The book was very popular, selling 28,000 copies in the UK during its first week of publication.

Reviews were strong in London.

The Age wrote "Mr. Cleary's qualities, moral ones, are worth noting... They are an egalitarianism which can make a lieutenant openly take sides with the men against a major; a belief in the colored people of Australia and New Guinea; a belief that war is hell and should not occur; a belief in human perfectibility. To depict this tradition without naviety requires great art. Many pages in "The Climate of Courage I suggest that Mr. Cleary can acquire it."

The Argus said "Jon Cleary is a smart enough novelist to set up a handful of sharply outlined characters, and to vary his effects between violence, tragedy and a wry and salty humor. But I do not feel that he has done anything in this novel which has not been done already - and done just as well.
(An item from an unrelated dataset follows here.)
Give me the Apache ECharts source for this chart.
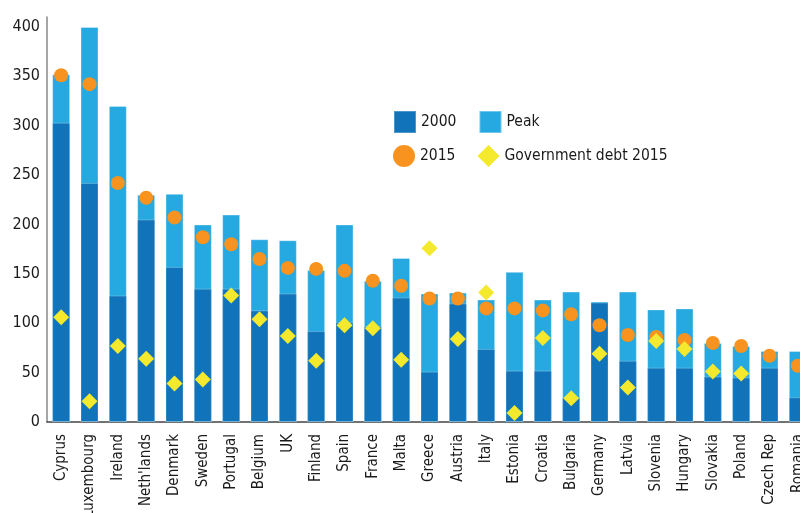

Until an Australian can show us the jungle and the Japs in a new light, we might as well admit that we have said just about all there is to say of them."

The Bulletin said "Cleary has his compensations; his gift for the general scene, and the view of life that is more shared than individual, has brought him a wide public; and to this he adds, as in his first novel, You Can’t See Round Corners, an ability to raise moral problems."

The Daily Telegraph said the novel "has the easy assurance that marks the work of a professional writer who has fully mastered the externals of his craft."

The Sydney Morning Herald wrote "in the first part of the novel the atmosphere of wartime Sydney is conveyed well and the soldiers are neatly drawn, but their domestic affairs are made less convincing by a romantic approach that shows itself in sentimental situations and smart, artificial talk. Once the men are together again in New Guinea, Mr. Cleary's best qualities take charge."

==Adaptation==
The novel was adapted for Australian radio in 1956 with a cast that included John Meillon.